Lean manufacturing is hardly new, but companies such as Solectron and Celestica are applying the philosophy to supply chain management with promising results.

Crista Souza
EETimes Supply Network
(10/01/2004 10:48 AM EST)




One Monday morning about a year ago, a Japanese manufacturing expert touring a Solectron Corp. metal enclosure plant in Hillsboro, Ore., stopped at a machine that had a changeover time of two and a half hours and declared retooling should take less than seven minutes.

A burly, mustachioed worker with years of expertise on the machine gruffly dismissed the assertion as the opinion of an ignorant outsider.

Unflinching, the visitor proposed a wager: If changeover time was not significantly reduced by Friday, he would leave and never return. If it was under 10 minutes, the machine operator would shave off his prized handlebar, recounted Marc Onetto, executive vice president of worldwide operations at Solectron (Milpitas, Calif.).

"The guy took the bet. By Thursday he had no mustache," Onetto said. "We're now changing that machine in three minutes and 40 seconds."

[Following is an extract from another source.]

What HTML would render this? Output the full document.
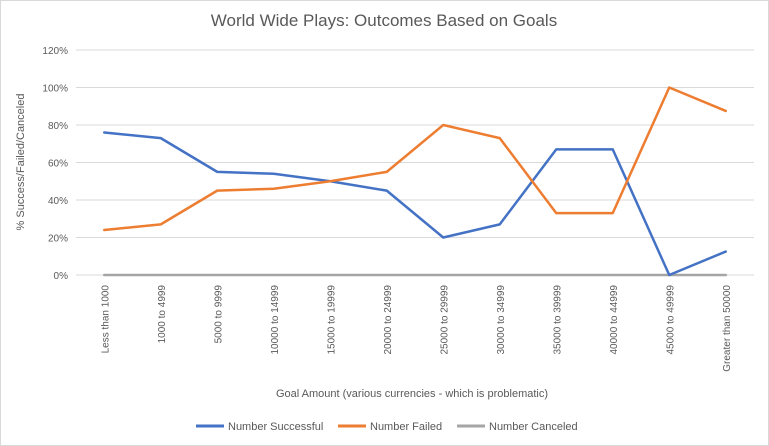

Without replacing the machine or the operator, the EMS provider gained more than two hours of productivity per job. How? By eliminating steps in the work flow that didn't add value to the end product — what followers of Lean manufacturing would call waste.

Simplicity is the core concept of Lean, a business philosophy that's about eliminating inefficiency. And, as the machinist learned, its impact can be dramatic.

During the last year, Solectron's 29 manufacturing sites around the world have begun a painstaking transformation using principles of Lean, hand in hand with Six Sigma, a manufacturing quality discipline. The objective: shorter cycle times, improved quality and reduced supply chain costs.

The Lean campaign accelerated in 2003, when Solectron began a top-down companywide reorganization starting with the appointment of Michael Cannon as president and chief executive. Cannon brought in Onetto — a veteran of the Jack Welch years at General Electric Corp. — to whip Solectron's global hodgepodge of factories into an efficient and profitable manufacturing enterprise.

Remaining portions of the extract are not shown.